Kilkanaście minut po północy policcy mundurowi podczas patrolowania ulic miasta na skwerze Jana Pawła II zauważyli dwóch młodych mężczyzn i dziewczynę. Osoby te na widok patrolu szybko zaczęły się oddalać w głąb parku. Policjanci zauważyli jednocześnie, że pobliska wiata przystankowa ma uszkodzone 4 szyby i ławkę. Ławka była żółta – co za dwie godziny stało się wielce istotnym... Na miejscu zniszczeń znajdowały się ślady krwi.
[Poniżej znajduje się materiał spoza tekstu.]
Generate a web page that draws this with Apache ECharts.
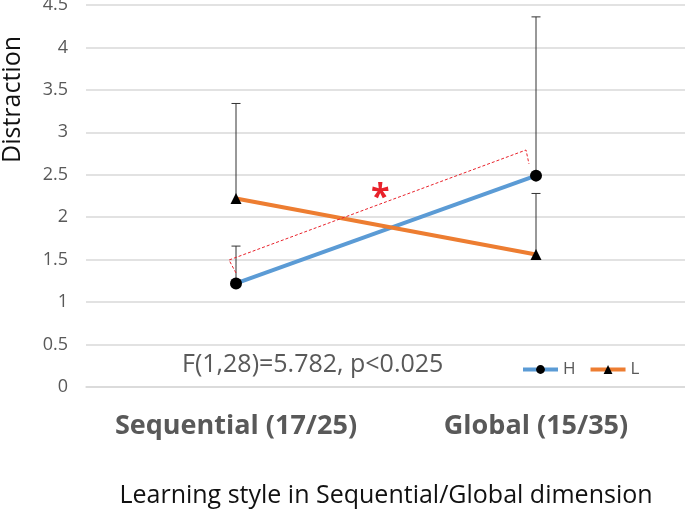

Po około 2 godzinach w okolicach targowiska policjanci zauważyli tych troje ludzi. Tym razem nie zdążyli oni uciec przed policjantami. We wstępnej rozmowie żadna z osób nie przyznawała się do dokonania przestępstwa. Dociekliwość policjantów jednak doprowadziła do udowodnienia im sprawstwa. Mundurowi zauważyli bowiem żółtą drzazgę wbitą pod paznokieć jednego z mężczyzn. Żóltą identycznie jak uszkodzona przystankowa ławka.
I tak jak dotąd 18 – latek i 20 - latek zaprzeczali swojemu związkowi z uszkodzeniem wiaty tak drzazga przypomniała im o tym, że chcąc wyładować swoje emocje rozbijali szyby przystankowe i niszczyli ławkę. Tak tłumaczyli swój huligański czyn – chęcią rozładowania emocji. Ich 17 – letnia koleżanka przyglądała się wszystkiemu. Cała trójka to mieszkańcy Polic.
Mężczyźni zostali zatrzymani. Straty oszacowano na 1400 zł. Podejrzanym oprócz obowiązku naprawienia szkody grozi kara pozbawienia wolności do 5 lat.